**WRITTEN TASK:** Render the material again word for word, skipping the pictures in it.

= = =

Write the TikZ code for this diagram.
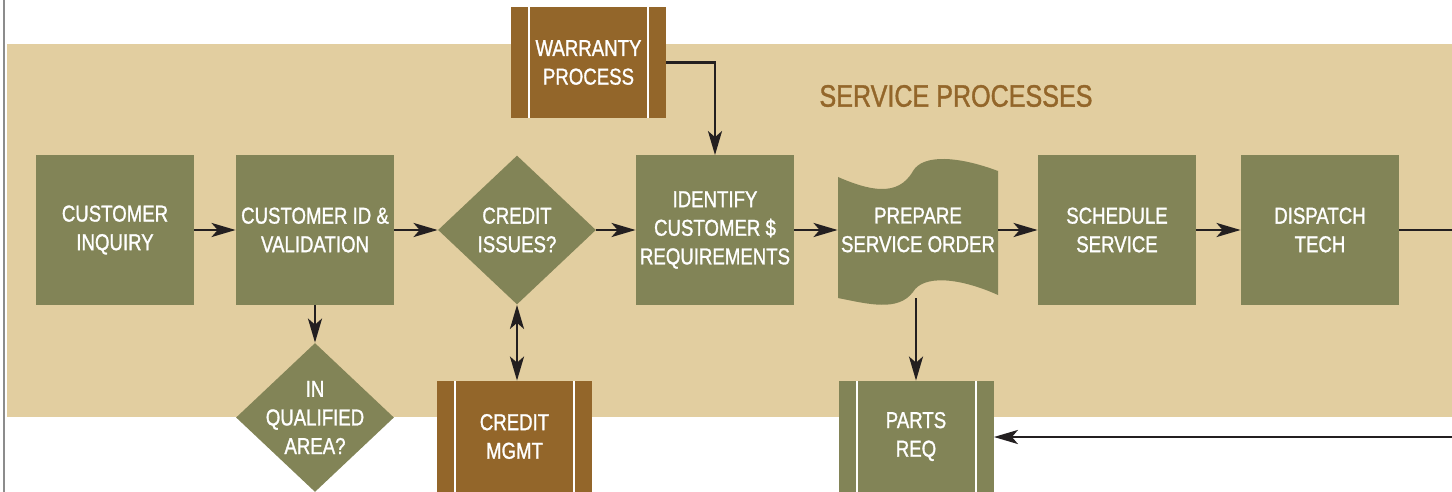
\documentclass[tikz,border=0pt]{standalone}
\usepackage{fontspec}
\setmainfont[FakeStretch=0.81, FakeBold=1.2]{Liberation Sans}
\usetikzlibrary{shapes.geometric, arrows.meta}

\definecolor{leaf}{HTML}{828457}
\definecolor{sand}{HTML}{E2CEA0}
\definecolor{bark}{HTML}{93662A}
\definecolor{ink}{HTML}{231F20}
\definecolor{rule}{HTML}{8C8C8C}

\newcommand\boxfont{\fontsize{11.5}{14.3}\selectfont}
\newcommand\headfont{\fontsize{15.5}{18}\selectfont}

\tikzset{
	flownode/.style = {align=center, inner sep=0pt, text=white, font=\boxfont},
	process/.style = {flownode, rectangle, fill=leaf, minimum width=79pt, minimum height=74.5pt},
	decision/.style = {flownode, diamond, fill=leaf, minimum width=79pt, minimum height=74.5pt},
	subproc/.style = {flownode, rectangle, fill=#1, minimum width=77.5pt, minimum height=55.5pt,
		path picture={
			\draw[white, line width=1pt]
				([xshift=9pt]path picture bounding box.north west) -- ([xshift=9pt]path picture bounding box.south west)
				([xshift=-9pt]path picture bounding box.north east) -- ([xshift=-9pt]path picture bounding box.south east);
		}},
	% wavy document, drawn inside the node's box from its north west corner
	wavedoc/.style = {flownode, rectangle, minimum width=80pt, minimum height=78pt,
		path picture={
			\coordinate (nw) at (path picture bounding box.north west);
			\fill[leaf] ([yshift=-12.5pt]nw)
				.. controls ([xshift=15pt,yshift=-19pt]nw) and ([xshift=30pt,yshift=-23pt]nw) .. ([xshift=37.5pt,yshift=-9.5pt]nw)
				.. controls ([xshift=42.5pt,yshift=-1pt]nw) and ([xshift=60pt,yshift=-2pt]nw) .. ([xshift=80pt,yshift=-9.5pt]nw)
				-- ([xshift=80pt,yshift=-71.5pt]nw)
				.. controls ([xshift=60pt,yshift=-62.5pt]nw) and ([xshift=42.5pt,yshift=-61.5pt]nw) .. ([xshift=37.5pt,yshift=-70pt]nw)
				.. controls ([xshift=30pt,yshift=-80pt]nw) and ([xshift=15pt,yshift=-76pt]nw) .. ([yshift=-73pt]nw)
				-- cycle;
		}},
	title/.style = {inner sep=0pt, text=bark, font=\headfont},
	flow/.style = {draw=ink, line width=1.25pt, -{Stealth[length=12pt, width=7pt, inset=3pt]}},
	twoway/.style = {flow, {Stealth[length=12pt, width=7pt, inset=3pt]}-{Stealth[length=12pt, width=7pt, inset=3pt]}},
	plain/.style = {draw=ink, line width=1.25pt}
}

\begin{document}
\begin{tikzpicture}[x=0.5pt, y=-0.5pt]
	\useasboundingbox (0,0) rectangle (1452,492);
	% service band and page rule
	\fill[sand] (7,44) rectangle (1452,417);
	\draw[rule, line width=1pt] (4,0) -- (4,492);

	\node [title] (head) at (956,96) {SERVICE PROCESSES};

	% main row
	\node [process] (inquiry) at (115,230) {CUSTOMER\\INQUIRY};
	\node [process] (idval) at (315,230) {CUSTOMER ID \&\\VALIDATION};
	\node [decision, label={[flownode]center:CREDIT\\ISSUES?}] (credit) at (517,230) {};
	\node [process] (ident) at (715,230) {IDENTIFY\\CUSTOMER \$\\REQUIREMENTS};
	\node [wavedoc] (order) at (918,230) {PREPARE\\SERVICE ORDER};
	\node [process] (sched) at (1117,230) {SCHEDULE\\SERVICE};
	\node [process] (dispatch) at (1320,230) {DISPATCH\\TECH};

	% side processes
	\node [subproc=bark] (warranty) at (588.5,62.5) {WARRANTY\\PROCESS};
	\node [decision, label={[flownode]center:IN\\QUALIFIED\\AREA?}] (area) at (315,417.5) {};
	\node [subproc=bark] (creditmgmt) at (514.5,436.5) {CREDIT\\MGMT};
	\node [subproc=leaf] (parts) at (916,436.5) {PARTS\\REQ};

	\coordinate (out) at (1452,230);
	\coordinate (back) at (1452,437);

	\draw [flow] (inquiry) -- (idval);
	\draw [flow] (idval) -- (credit);
	\draw [flow] (credit) -- (ident);
	\draw [flow] (ident) -- (order);
	\draw [flow] (order) -- (sched);
	\draw [flow] (sched) -- (dispatch);
	\draw [plain] (dispatch) -- (out);
	\draw [flow] (warranty.east) -| (ident.north);
	\draw [flow] (idval.south) -- (area.north);
	\draw [twoway] (credit.south) -- (credit.south |- creditmgmt.north);
	\draw [flow] ([yshift=5pt]parts.north |- order.south) -- (parts.north);
	\draw [flow] (back) -- (parts.east |- back);
\end{tikzpicture}
\end{document}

= = =

**TASK OUTPUT:**
Write the TikZ code for this diagram.
\documentclass[tikz,border=0pt]{standalone}
\usepackage{fontspec}
\setmainfont[FakeStretch=0.81, FakeBold=1.2]{Liberation Sans}
\usetikzlibrary{shapes.geometric, arrows.meta}

\definecolor{leaf}{HTML}{828457}
\definecolor{sand}{HTML}{E2CEA0}
\definecolor{bark}{HTML}{93662A}
\definecolor{ink}{HTML}{231F20}
\definecolor{rule}{HTML}{8C8C8C}

\newcommand\boxfont{\fontsize{11.5}{14.3}\selectfont}
\newcommand\headfont{\fontsize{15.5}{18}\selectfont}

\tikzset{
	flownode/.style = {align=center, inner sep=0pt, text=white, font=\boxfont},
	process/.style = {flownode, rectangle, fill=leaf, minimum width=79pt, minimum height=74.5pt},
	decision/.style = {flownode, diamond, fill=leaf, minimum width=79pt, minimum height=74.5pt},
	subproc/.style = {flownode, rectangle, fill=#1, minimum width=77.5pt, minimum height=55.5pt,
		path picture={
			\draw[white, line width=1pt]
				([xshift=9pt]path picture bounding box.north west) -- ([xshift=9pt]path picture bounding box.south west)
				([xshift=-9pt]path picture bounding box.north east) -- ([xshift=-9pt]path picture bounding box.south east);
		}},
	% wavy document, drawn inside the node's box from its north west corner
	wavedoc/.style = {flownode, rectangle, minimum width=80pt, minimum height=78pt,
		path picture={
			\coordinate (nw) at (path picture bounding box.north west);
			\fill[leaf] ([yshift=-12.5pt]nw)
				.. controls ([xshift=15pt,yshift=-19pt]nw) and ([xshift=30pt,yshift=-23pt]nw) .. ([xshift=37.5pt,yshift=-9.5pt]nw)
				.. controls ([xshift=42.5pt,yshift=-1pt]nw) and ([xshift=60pt,yshift=-2pt]nw) .. ([xshift=80pt,yshift=-9.5pt]nw)
				-- ([xshift=80pt,yshift=-71.5pt]nw)
				.. controls ([xshift=60pt,yshift=-62.5pt]nw) and ([xshift=42.5pt,yshift=-61.5pt]nw) .. ([xshift=37.5pt,yshift=-70pt]nw)
				.. controls ([xshift=30pt,yshift=-80pt]nw) and ([xshift=15pt,yshift=-76pt]nw) .. ([yshift=-73pt]nw)
				-- cycle;
		}},
	title/.style = {inner sep=0pt, text=bark, font=\headfont},
	flow/.style = {draw=ink, line width=1.25pt, -{Stealth[length=12pt, width=7pt, inset=3pt]}},
	twoway/.style = {flow, {Stealth[length=12pt, width=7pt, inset=3pt]}-{Stealth[length=12pt, width=7pt, inset=3pt]}},
	plain/.style = {draw=ink, line width=1.25pt}
}

\begin{document}
\begin{tikzpicture}[x=0.5pt, y=-0.5pt]
	\useasboundingbox (0,0) rectangle (1452,492);
	% service band and page rule
	\fill[sand] (7,44) rectangle (1452,417);
	\draw[rule, line width=1pt] (4,0) -- (4,492);

	\node [title] (head) at (956,96) {SERVICE PROCESSES};

	% main row
	\node [process] (inquiry) at (115,230) {CUSTOMER\\INQUIRY};
	\node [process] (idval) at (315,230) {CUSTOMER ID \&\\VALIDATION};
	\node [decision, label={[flownode]center:CREDIT\\ISSUES?}] (credit) at (517,230) {};
	\node [process] (ident) at (715,230) {IDENTIFY\\CUSTOMER \$\\REQUIREMENTS};
	\node [wavedoc] (order) at (918,230) {PREPARE\\SERVICE ORDER};
	\node [process] (sched) at (1117,230) {SCHEDULE\\SERVICE};
	\node [process] (dispatch) at (1320,230) {DISPATCH\\TECH};

	% side processes
	\node [subproc=bark] (warranty) at (588.5,62.5) {WARRANTY\\PROCESS};
	\node [decision, label={[flownode]center:IN\\QUALIFIED\\AREA?}] (area) at (315,417.5) {};
	\node [subproc=bark] (creditmgmt) at (514.5,436.5) {CREDIT\\MGMT};
	\node [subproc=leaf] (parts) at (916,436.5) {PARTS\\REQ};

	\coordinate (out) at (1452,230);
	\coordinate (back) at (1452,437);

	\draw [flow] (inquiry) -- (idval);
	\draw [flow] (idval) -- (credit);
	\draw [flow] (credit) -- (ident);
	\draw [flow] (ident) -- (order);
	\draw [flow] (order) -- (sched);
	\draw [flow] (sched) -- (dispatch);
	\draw [plain] (dispatch) -- (out);
	\draw [flow] (warranty.east) -| (ident.north);
	\draw [flow] (idval.south) -- (area.north);
	\draw [twoway] (credit.south) -- (credit.south |- creditmgmt.north);
	\draw [flow] ([yshift=5pt]parts.north |- order.south) -- (parts.north);
	\draw [flow] (back) -- (parts.east |- back);
\end{tikzpicture}
\end{document}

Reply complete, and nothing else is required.